There is no synchronization here. If you access these values from one thread and change them from another thread you got undefined behavior. You'd either need a lock around all accesses in which case things are fine. Otherwise you'll need to make all your std::vector elements atomic<T> and you can control visibility of the values using the appropriate visibility parameters.

There seems to be a misunderstanding of what synchronization and in particular atomic operations do: their purpose is to make code fast! That may appear counter intuitive so here is the explanation: non-atomic operations should be as fast as possibe and there are deliberately no guarantees how they access memory exactly. As long as the compiler and execution system produce the correct results the compiler iand system are free to do whatever they need or want to do. To achieve good performance interaction between different threads are assumed to not exist.

In a concurrent system there are, however, interactions betwwen threads. This is where atomic operations enter the stage: they allow the specification of exactly the necessary synchronization needed. Thus, they allow to tell the compiler the minimal constraints it has to obey to make the thread unteraction correct. The compiler will use these indicators to generate the best possible code to achieve what is specified. That code may be identical to code not using any synchronization although in practice it is normally necessary to also prevent the CPU from reordering operations. As a result, correct use of the synchronization results in the most efficient code with only the absolutely necessary overhead.

The tricky part is to some extent finding which synchronizations are needed and to minimize these. Simply not having any will allow the compiler and the CPU to reorder operations freely and won't work.

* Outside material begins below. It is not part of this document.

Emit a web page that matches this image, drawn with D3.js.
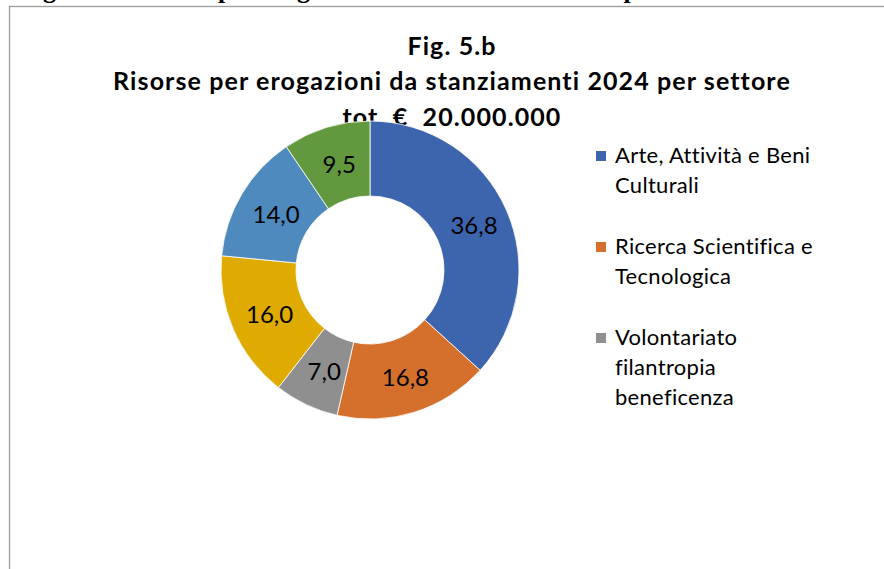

Since the question mentioned volatile please note that volatile is entirely unrelated to concurrency! The primary purpose for volatile is to inform the system that an address points to memory whose access may have side effects. Primarily it is used to have memory mapped I/O or hardware control be accessible. Die to the potential of side effects it one of the two aspects of C++ defining the semantics of programs (the other one is I/O using standard library I/O facilities).